• **Source data**:

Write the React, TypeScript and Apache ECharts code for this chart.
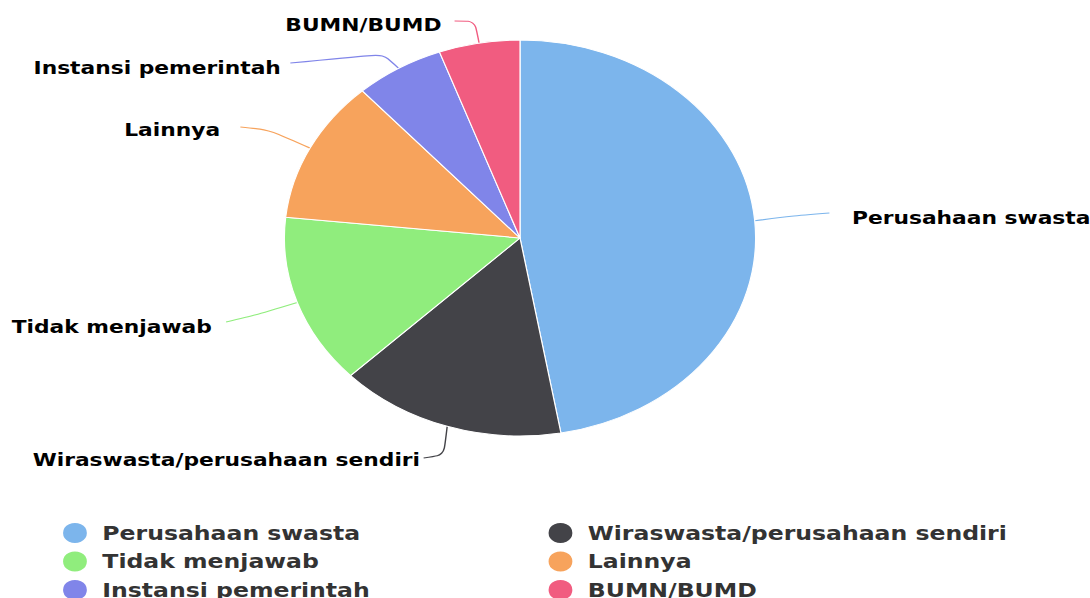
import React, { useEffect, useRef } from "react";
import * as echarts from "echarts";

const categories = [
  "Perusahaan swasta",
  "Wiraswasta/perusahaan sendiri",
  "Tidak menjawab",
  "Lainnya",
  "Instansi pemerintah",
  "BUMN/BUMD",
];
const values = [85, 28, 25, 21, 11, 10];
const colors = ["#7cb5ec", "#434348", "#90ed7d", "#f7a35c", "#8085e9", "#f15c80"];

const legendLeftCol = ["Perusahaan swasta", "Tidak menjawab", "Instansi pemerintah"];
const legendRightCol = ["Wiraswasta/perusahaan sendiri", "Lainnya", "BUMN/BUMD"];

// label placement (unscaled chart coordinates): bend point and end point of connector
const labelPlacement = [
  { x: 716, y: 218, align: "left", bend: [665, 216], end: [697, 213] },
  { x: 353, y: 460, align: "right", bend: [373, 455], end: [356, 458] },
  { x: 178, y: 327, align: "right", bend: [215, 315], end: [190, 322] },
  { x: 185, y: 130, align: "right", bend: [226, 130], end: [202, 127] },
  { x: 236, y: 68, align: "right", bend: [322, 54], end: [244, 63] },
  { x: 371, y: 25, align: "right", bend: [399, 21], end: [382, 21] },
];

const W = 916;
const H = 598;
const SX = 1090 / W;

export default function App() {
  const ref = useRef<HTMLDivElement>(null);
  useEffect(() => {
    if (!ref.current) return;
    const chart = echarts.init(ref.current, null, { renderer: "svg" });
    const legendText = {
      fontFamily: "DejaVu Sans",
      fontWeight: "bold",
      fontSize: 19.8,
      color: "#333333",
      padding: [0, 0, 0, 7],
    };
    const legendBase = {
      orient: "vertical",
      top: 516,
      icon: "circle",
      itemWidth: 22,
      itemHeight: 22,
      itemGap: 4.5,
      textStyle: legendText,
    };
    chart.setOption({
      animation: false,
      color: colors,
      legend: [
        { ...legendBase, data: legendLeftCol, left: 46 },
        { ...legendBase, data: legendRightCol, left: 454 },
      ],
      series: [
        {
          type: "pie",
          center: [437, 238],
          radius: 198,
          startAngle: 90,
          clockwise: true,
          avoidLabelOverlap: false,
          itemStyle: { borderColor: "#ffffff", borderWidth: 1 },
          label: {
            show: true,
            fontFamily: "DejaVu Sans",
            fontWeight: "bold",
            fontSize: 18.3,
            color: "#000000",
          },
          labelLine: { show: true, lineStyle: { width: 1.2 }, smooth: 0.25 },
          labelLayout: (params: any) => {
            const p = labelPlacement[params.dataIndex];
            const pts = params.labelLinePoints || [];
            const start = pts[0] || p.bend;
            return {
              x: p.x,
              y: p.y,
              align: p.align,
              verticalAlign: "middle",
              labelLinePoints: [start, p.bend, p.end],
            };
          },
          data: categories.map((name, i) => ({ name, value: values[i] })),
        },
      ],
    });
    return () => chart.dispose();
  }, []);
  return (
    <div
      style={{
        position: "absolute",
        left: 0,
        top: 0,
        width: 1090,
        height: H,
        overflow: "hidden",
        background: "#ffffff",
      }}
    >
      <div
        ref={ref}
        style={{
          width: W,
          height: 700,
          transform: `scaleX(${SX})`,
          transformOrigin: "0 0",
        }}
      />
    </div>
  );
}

• **The task**:
Skip the pictures, then retype every line above exactly.

• **Exercise output**:
Write the React, TypeScript and Apache ECharts code for this chart.
import React, { useEffect, useRef } from "react";
import * as echarts from "echarts";

const categories = [
  "Perusahaan swasta",
  "Wiraswasta/perusahaan sendiri",
  "Tidak menjawab",
  "Lainnya",
  "Instansi pemerintah",
  "BUMN/BUMD",
];
const values = [85, 28, 25, 21, 11, 10];
const colors = ["#7cb5ec", "#434348", "#90ed7d", "#f7a35c", "#8085e9", "#f15c80"];

const legendLeftCol = ["Perusahaan swasta", "Tidak menjawab", "Instansi pemerintah"];
const legendRightCol = ["Wiraswasta/perusahaan sendiri", "Lainnya", "BUMN/BUMD"];

// label placement (unscaled chart coordinates): bend point and end point of connector
const labelPlacement = [
  { x: 716, y: 218, align: "left", bend: [665, 216], end: [697, 213] },
  { x: 353, y: 460, align: "right", bend: [373, 455], end: [356, 458] },
  { x: 178, y: 327, align: "right", bend: [215, 315], end: [190, 322] },
  { x: 185, y: 130, align: "right", bend: [226, 130], end: [202, 127] },
  { x: 236, y: 68, align: "right", bend: [322, 54], end: [244, 63] },
  { x: 371, y: 25, align: "right", bend: [399, 21], end: [382, 21] },
];

const W = 916;
const H = 598;
const SX = 1090 / W;

export default function App() {
  const ref = useRef<HTMLDivElement>(null);
  useEffect(() => {
    if (!ref.current) return;
    const chart = echarts.init(ref.current, null, { renderer: "svg" });
    const legendText = {
      fontFamily: "DejaVu Sans",
      fontWeight: "bold",
      fontSize: 19.8,
      color: "#333333",
      padding: [0, 0, 0, 7],
    };
    const legendBase = {
      orient: "vertical",
      top: 516,
      icon: "circle",
      itemWidth: 22,
      itemHeight: 22,
      itemGap: 4.5,
      textStyle: legendText,
    };
    chart.setOption({
      animation: false,
      color: colors,
      legend: [
        { ...legendBase, data: legendLeftCol, left: 46 },
        { ...legendBase, data: legendRightCol, left: 454 },
      ],
      series: [
        {
          type: "pie",
          center: [437, 238],
          radius: 198,
          startAngle: 90,
          clockwise: true,
          avoidLabelOverlap: false,
          itemStyle: { borderColor: "#ffffff", borderWidth: 1 },
          label: {
            show: true,
            fontFamily: "DejaVu Sans",
            fontWeight: "bold",
            fontSize: 18.3,
            color: "#000000",
          },
          labelLine: { show: true, lineStyle: { width: 1.2 }, smooth: 0.25 },
          labelLayout: (params: any) => {
            const p = labelPlacement[params.dataIndex];
            const pts = params.labelLinePoints || [];
            const start = pts[0] || p.bend;
            return {
              x: p.x,
              y: p.y,
              align: p.align,
              verticalAlign: "middle",
              labelLinePoints: [start, p.bend, p.end],
            };
          },
          data: categories.map((name, i) => ({ name, value: values[i] })),
        },
      ],
    });
    return () => chart.dispose();
  }, []);
  return (
    <div
      style={{
        position: "absolute",
        left: 0,
        top: 0,
        width: 1090,
        height: H,
        overflow: "hidden",
        background: "#ffffff",
      }}
    >
      <div
        ref={ref}
        style={{
          width: W,
          height: 700,
          transform: `scaleX(${SX})`,
          transformOrigin: "0 0",
        }}
      />
    </div>
  );
}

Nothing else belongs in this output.